Start of Source excerpt
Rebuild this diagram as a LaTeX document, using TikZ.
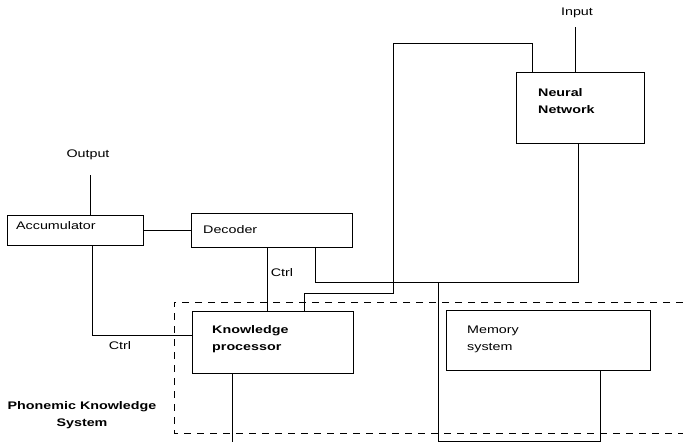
\documentclass[tikz,border=0pt]{standalone}
\usepackage{fontspec}
\setmainfont[FakeStretch=1.3]{Liberation Sans}
\begin{document}
\begin{tikzpicture}[x=1pt,y=-1pt,
  box/.style={draw, line width=1pt, inner sep=0pt, anchor=north west},
  lbl/.style={inner sep=0pt, align=left, font=\fontsize{11}{17}\selectfont},
  blbl/.style={lbl, font=\fontsize{11}{17}\selectfont\bfseries},
  wire/.style={line width=0.9pt},
  region/.style={line width=0.9pt, dash pattern=on 7pt off 6pt}]
\useasboundingbox (0,0) rectangle (683,442);
% boxes
\node[box, minimum width=136, minimum height=30,
  label={[lbl, anchor=north west, xshift=9, yshift=-6]north west:Accumulator}] (acc) at (7,215) {};
\node[box, minimum width=161, minimum height=34,
  label={[lbl, anchor=north west, xshift=12, yshift=-12]north west:Decoder}] (dec) at (191,213) {};
\node[box, minimum width=128, minimum height=71,
  label={[blbl, anchor=north west, xshift=22, yshift=-16]north west:Neural\\Network}] (nn) at (516,72) {};
\node[box, minimum width=161, minimum height=62,
  label={[blbl, anchor=north west, xshift=20, yshift=-14]north west:Knowledge\\processor}] (kp) at (192,311) {};
\node[box, minimum width=204, minimum height=60,
  label={[lbl, anchor=north west, xshift=21, yshift=-16]north west:Memory\\system}] (mem) at (446,310) {};
% free labels
\node[lbl] (outl) at (88,155) {Output};
\node[lbl] (inl) at (577,13) {Input};
\node[lbl] (ctl1) at (282,273) {Ctrl};
\node[lbl] (ctl2) at (120,346) {Ctrl};
\node[blbl, align=center] (pks) at (82,415) {Phonemic Knowledge\\System};
% coordinates
\coordinate (outtop) at (90,175);
\coordinate (intop) at (575,27);
\coordinate (ac) at (92,335);
\coordinate (cd) at (267,280);
\coordinate (dr) at (315,282);
\coordinate (nr) at (578,282);
\coordinate (k1) at (304,293);
\coordinate (k2) at (393,293);
\coordinate (k3) at (393,43);
\coordinate (k4) at (532,43);
\coordinate (m1) at (600,441);
\coordinate (m2) at (438,441);
\coordinate (m3) at (438,282);
\coordinate (kb) at (232,442);
% connectors
\draw[wire] (outtop) -- (outtop |- acc.north);
\draw[wire] (intop) -- (intop |- nn.north);
\draw[wire] (acc.east) -- (dec.west);
\draw[wire] (acc.south -| ac) -- (ac) -- (ac -| kp.west);
\draw[wire] (dec.south -| cd) -- (kp.north -| cd);
\draw[wire] (dec.south -| dr) -- (dr) -- (nr) -- (nn.south -| nr);
\draw[wire] (kp.north -| k1) -- (k1) -- (k2) -- (k3) -- (k4) -- (nn.north -| k4);
\draw[wire] (mem.south -| m1) -- (m1) -- (m2) -- (m3);
\draw[wire] (kp.south -| kb) -- (kb);
% dashed region
\draw[region] (683,302) -- (174,302) -- (174,433) -- (683,433);
\end{tikzpicture}
\end{document}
End of Source excerpt
What you are asked to do:
The data above should be repeated exactly, minus any pictures.

Worked answer:
Rebuild this diagram as a LaTeX document, using TikZ.
\documentclass[tikz,border=0pt]{standalone}
\usepackage{fontspec}
\setmainfont[FakeStretch=1.3]{Liberation Sans}
\begin{document}
\begin{tikzpicture}[x=1pt,y=-1pt,
  box/.style={draw, line width=1pt, inner sep=0pt, anchor=north west},
  lbl/.style={inner sep=0pt, align=left, font=\fontsize{11}{17}\selectfont},
  blbl/.style={lbl, font=\fontsize{11}{17}\selectfont\bfseries},
  wire/.style={line width=0.9pt},
  region/.style={line width=0.9pt, dash pattern=on 7pt off 6pt}]
\useasboundingbox (0,0) rectangle (683,442);
% boxes
\node[box, minimum width=136, minimum height=30,
  label={[lbl, anchor=north west, xshift=9, yshift=-6]north west:Accumulator}] (acc) at (7,215) {};
\node[box, minimum width=161, minimum height=34,
  label={[lbl, anchor=north west, xshift=12, yshift=-12]north west:Decoder}] (dec) at (191,213) {};
\node[box, minimum width=128, minimum height=71,
  label={[blbl, anchor=north west, xshift=22, yshift=-16]north west:Neural\\Network}] (nn) at (516,72) {};
\node[box, minimum width=161, minimum height=62,
  label={[blbl, anchor=north west, xshift=20, yshift=-14]north west:Knowledge\\processor}] (kp) at (192,311) {};
\node[box, minimum width=204, minimum height=60,
  label={[lbl, anchor=north west, xshift=21, yshift=-16]north west:Memory\\system}] (mem) at (446,310) {};
% free labels
\node[lbl] (outl) at (88,155) {Output};
\node[lbl] (inl) at (577,13) {Input};
\node[lbl] (ctl1) at (282,273) {Ctrl};
\node[lbl] (ctl2) at (120,346) {Ctrl};
\node[blbl, align=center] (pks) at (82,415) {Phonemic Knowledge\\System};
% coordinates
\coordinate (outtop) at (90,175);
\coordinate (intop) at (575,27);
\coordinate (ac) at (92,335);
\coordinate (cd) at (267,280);
\coordinate (dr) at (315,282);
\coordinate (nr) at (578,282);
\coordinate (k1) at (304,293);
\coordinate (k2) at (393,293);
\coordinate (k3) at (393,43);
\coordinate (k4) at (532,43);
\coordinate (m1) at (600,441);
\coordinate (m2) at (438,441);
\coordinate (m3) at (438,282);
\coordinate (kb) at (232,442);
% connectors
\draw[wire] (outtop) -- (outtop |- acc.north);
\draw[wire] (intop) -- (intop |- nn.north);
\draw[wire] (acc.east) -- (dec.west);
\draw[wire] (acc.south -| ac) -- (ac) -- (ac -| kp.west);
\draw[wire] (dec.south -| cd) -- (kp.north -| cd);
\draw[wire] (dec.south -| dr) -- (dr) -- (nr) -- (nn.south -| nr);
\draw[wire] (kp.north -| k1) -- (k1) -- (k2) -- (k3) -- (k4) -- (nn.north -| k4);
\draw[wire] (mem.south -| m1) -- (m1) -- (m2) -- (m3);
\draw[wire] (kp.south -| kb) -- (kb);
% dashed region
\draw[region] (683,302) -- (174,302) -- (174,433) -- (683,433);
\end{tikzpicture}
\end{document}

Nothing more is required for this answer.